Once Office for iPad was announced, I couldn't wait to stage a bare-knuckled battle with iWork, the productivity suite that's held down the fort on iPad for four years. I pitted Apple's Pages, Numbers, and Keynote against Microsoft's Word, Excel, and PowerPoint apps, respectively, to determine which better provided all the tools one would need in at typical work environment.
For each of the comparisons, I first evaluated each app on its own merits. Then, because Microsoft Office is the de-facto standard for most workplaces, I saved an iWork file in its equivalent Microsoft Office format, opened and edited it in Office for iPad, then sent it back to iWork to see how well file fidelity would be maintained during collaboration.
Word vs. Pages
I started by creating a text document in Pages. The app offers all the tools you need for creating and editing content on an iPad, but you have to do some hunting to find them. Basic functions like tab, text justification, and font type/size; and formatting such as bold, italic, and underline, are all available in plain sight above the virtual keyboard.
More advanced features, though, are accessed via a row of icons at the upper-right of the display. Tapping the paintbrush icon opens formatting options such as headings, strikethrough, numbered or bulleted lists, and line spacing. The + icon lets you add elements like images, tables, charts, and shapes. And Pages has a small wrench icon that provides access to general document settings and enables you to turn on things like change tracking.
Pages includes a variety of pre-formatted templates for different types of documents like flyers, newsletters, invoices, and more. However, I chose a blank document. I wrote some text, turned on change tracking, made some small edits, and added comments. When I tried to share a link to the Pages document through iCloud, however, Pages informed me that I can't share a document while change tracking is enabled. Instead, I sent a copy of the file — saved in Word DOC format — as an email attachment, and opened it in the Word for iPad app.

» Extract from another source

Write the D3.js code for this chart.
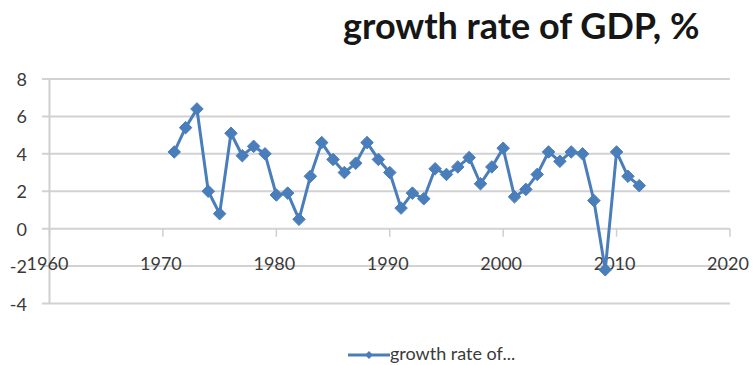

The Word app looks and feels almost exactly like Word 2013 on a desktop, with menu tabs for Home, Insert, Layout, Review, and View across the top. I prefer the layout in Word, because both simple and advanced formatting options can be quickly accessed from the ribbon rather than requiring you to access a sub-menu.
When I opened the Word DOC I created in Pages, things looked wonky. The image I had placed on the far right was in the middle of the text, and the text was a bit jumbled. It seems Word was at fault, though, because that was only true in the initial Read Mode. Once I enabled editing, everything looked as it should, including the revisions and comments.